I'm having a hard time finding any at a reasonable price. Where do you normally find it? I hit most of my nearby co-ops today, and none of them carried it. I have a sitone and a turf solutions but they are closed for the day. I will call them Monday. I found a soluble potash from kelp4less on eBay for around $14 shipped. Would this work in a backpack sprayer? Anyone order from them before? Will it come with application rates? 
Thanks in advance..


----------



## social port (Jun 19, 2017)

I usually bite the bullet and just buy muriate of potash (0-0-60). I find it is easier to source at co-ops/farm supply stores.

I like to buy my supplies locally when possible.


----------



## Olkutty (Jul 12, 2019)

social port said:


> I usually bite the bullet and just buy muriate of potash (0-0-60). I find it is easier to source at co-ops/farm supply stores.
> 
> I like to buy my supplies locally when possible.

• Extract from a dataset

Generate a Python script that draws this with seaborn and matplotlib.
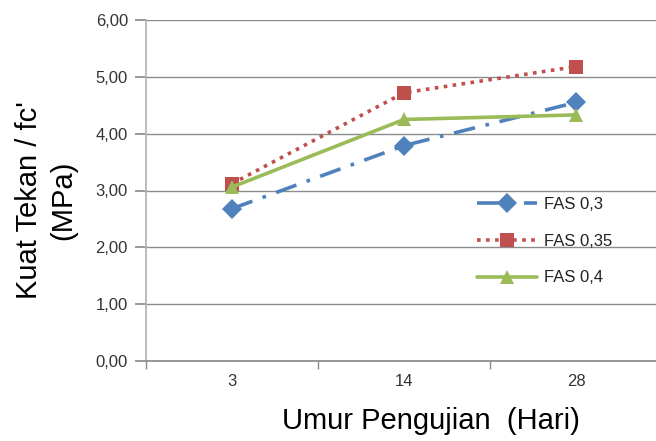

Yeah. I can get the muriate locally. I guess if the other two sources I mentioned don't carry the sulphate, I'll be doing the same. I assume I need to do the research on how chloride effects the lawn..


----------



## social port (Jun 19, 2017)

Olkutty said:


> social port said:
> 
> 
> > I usually bite the bullet and just buy muriate of potash (0-0-60). I find it is easier to source at co-ops/farm supply stores.
> ...


This was the extent of my research
https://thelawnforum.com/viewtopic.php?f=27&t=1935&start=60
Scroll down for Ridgerunner's comments. 
I apply 1/2 lb at a time. I make sure to irrigate right away if Mother Nature doesn't.


----------



## Olkutty (Jul 12, 2019)

social port said:


> Olkutty said:
> 
> 
> > social port said:
> ...


Thank you! I'll read now..


----------



## g-man (Jun 15, 2017)

@Olkutty Advance Turf Solutions does carry SOP. Their part number is EC1999 for a 50lb at around $37.


----------